Based on these allegations, the plaintiffs brought, among other claims, causes of action sounding in fraud, aiding and abetting fraud, and breach of fiduciary duty against S&K. S&K moved to dismiss for failure to state a claim, which the Supreme Court denied.1 Holding, in part, that “as counsel to the fund, not to the investors, S&K’s fiduciary responsibility was to the fund, not to plaintiffs,” the Appellate Division reversed.2
In their appeal to the Court of Appeals, the plaintiffs argued that S&K owed to them, as investors in the fund, a fiduciary duty based on its role as counsel to the fund, and that S&K breached that duty by failing to reveal Whittier’s fraudulent actions. The Court noted that “plaintiffs do not allege that they had direct contact or any relationship - - contractual or otherwise - - with S&K.” Rather, the plaintiffs based their argument exclusively on S&K’s attorney-client relationship with the fund in which they invested.
Looking to First and Second Department precedent, as well as federal court cases that apply New York law, the Court held that fiduciary duties owed by attorneys to limited partnerships do not extend to the limited partners. The Court observed that “S&K’s representation of this limited partnership, without more, did not give rise to a fiduciary duty to the limited partners.” Put another way, S&K’s role as attorneys for the Wood River limited partnership did not automatically convert fiduciary duties owed to the limited partnership itself to fiduciary duties owed to the individual limited partners in the fund. Of course, absent a fiduciary or other relationship that gave rise to a duty, S&K was not legally bound to disclose any alleged knowledge it had of Wood River’s affairs. Consequently, claims predicated on S&K’s silence must “fail for lack of a duty to disclose.”
The Court’s observation that the plaintiffs did not allege a direct contact or any other type of relationship with S&K leaves open the possibility that a duty to disclose could arguably arise depending on the facts and circumstances of the relationship and the extent of direct communications.
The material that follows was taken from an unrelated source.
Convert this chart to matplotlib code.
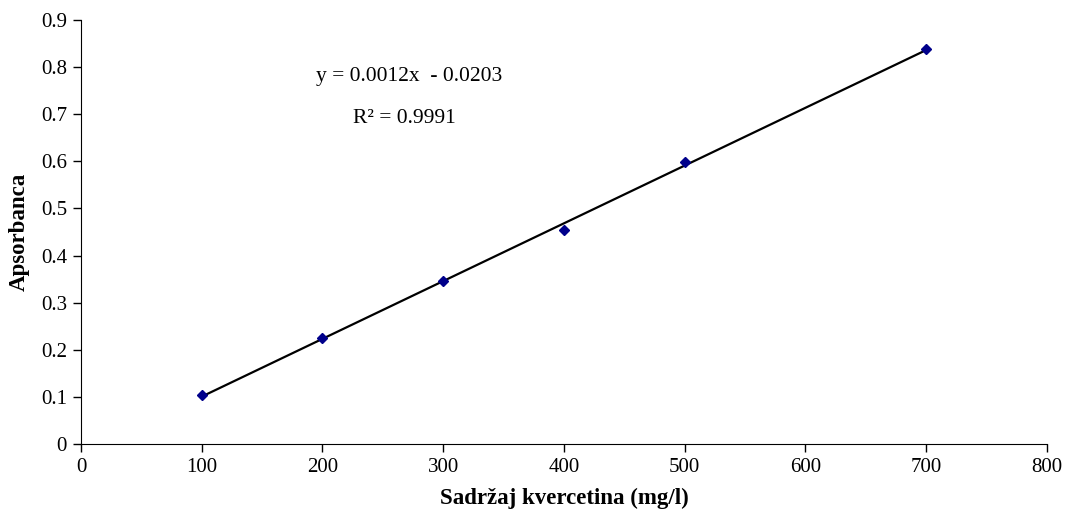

With respect to the fraud and aiding and abetting claims, S&K argued that the plaintiffs’ allegations relating to its purported knowledge of falsity were too conclusory without a factual basis and, consequently, did not satisfy the specificity pleading requirements of NY CPLR 3016(b).3 To support their allegation that S&K became aware of Wood River’s concentrated position, the plaintiffs pled that S&K was informed in January 2005 that Wood River had purchased 10 percent of Endwave’s stock. The Court found, however, that this alleged knowledge on S&K’s part was not material because even if S&K knew that Wood River purchased 10 percent of the outstanding stock, this did not mean that Wood River had invested more than 10 percent of its assets in Endwave in violation of the offering memorandum.
The plaintiffs alternatively alleged that S&K knew that TBS was not Wood River’s auditor despite TBS being mentioned in the offering memoranda that S&K drafted. The Court found this allegation “similarly conclusory.” Citing its recent decision in Pludeman v. Northern Leasing, Sys., Inc., 10 N.Y.3d 486 (2008), the Court concluded that “neither the allegations in the complaint nor the surrounding circumstances give rise to a reasonable inference that S&K participated in a scheme to defraud or knew about the falsity of the two contested statements in the offering memoranda.” Thus, the Court of Appeals unanimously affirmed the decision of the First Department dismissing the complaint.
This decision should give third-party service providers some comfort that New York’s courts will exercise appropriate care before expanding the list of traditional relationships that give rise to fiduciary type duties. Had the Court ruled otherwise, industry players would have to take an even harder look at the liabilities to which they are exposed and modify their business models accordingly.
For more information about Mayer Brown’s Securities Enforcement & Investigations practice, please visit www.mayerbrown.com or contact Jay Tharp at firstname.lastname@example.org.
1 No. 600704/06, 2007 WL 5465745 (N.Y. Sup. Ct. May 30, 2007) (Ramos, J.).2 46 A.D.3d 400, 849 N.Y.S.2d 510 (1st Dep’t Dec. 20, 2007).
3 “Where a cause of action or defense is based upon misrepresentation, fraud, . . . breach of trust, the circumstances constituting the wrong shall be stated in detail.” NY CPLR 3016(b).